Many rights activists and journalists have been beaten up and imprisoned, some websites are blocked and state surveillance is believed to be extensive.
Reporters without Borders last year placed Tunisia in 154th place out of 175 on its press freedom index, just below Sudan and Zimbabwe.
Portraits of Ben Ali adorn nearly every boardroom, hotel lobby and public space in the country. Either he or his wife Leila graces the front page of the newspapers every day (one Tunisia specialist recalls a day when a photo of Ben Ali didn’t appear on the front page; the next day his picture appeared twice). The mere mention of his name at a conference I attended last week was a prompt for the crowd’s applause.
His rule seems secure; he is genuinely popular and credited with overseeing the economic boom. One independent-minded journalist I met in Tunis felt certain Ben Ali would win by a landslide, whatever the electoral conditions.

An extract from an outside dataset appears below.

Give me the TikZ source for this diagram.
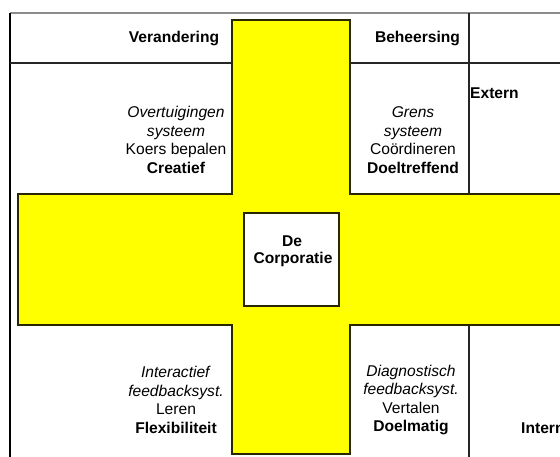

Of course, the regime also benefits from being a staunch ally of western governments.
Tunisia’s stability and its tough stance on radical Islamists are highly valued in Washington, Paris and other capitals, so its human rights record tends to be low on bilateral agendas.
Under the European Neighbourhood Policy, the programme devoted to the EU’s ties to countries on its doorstep, the small north African state receives millions in financial aid and loans from Brussels every year. Discussions are under way on Tunisia’s request for a higher- status partnership, and European diplomats hope to extract concessions on political reform in return.
The question is how far Tunisia can be encouraged to budge. Some observers believe Ben Ali wants to ease strictures and point to an easing of newspaper censorship and the decision to grant permission to the Red Cross to inspect prisons.
Others speculate that apparent inconsistencies in policy are down to a tussle between different currents of opinion within the regime.
When I asked Mohamed Nouri Jouini, Tunisia’s minister for development and international co-operation, whether he agreed that political reform should be up for discussion in the talks with the EU, his answer came swiftly.
“Of course we agree. We made an offer – a very substantial one – not because the Europeans want it, but because the Tunisian people want it. The government is going with the will of the people of Tunisia,” he said. “This is coming from a deep belief that this is the way things have to be done. And to be frank with you, we’ll do it – what we are offering – with Europe or without Europe.”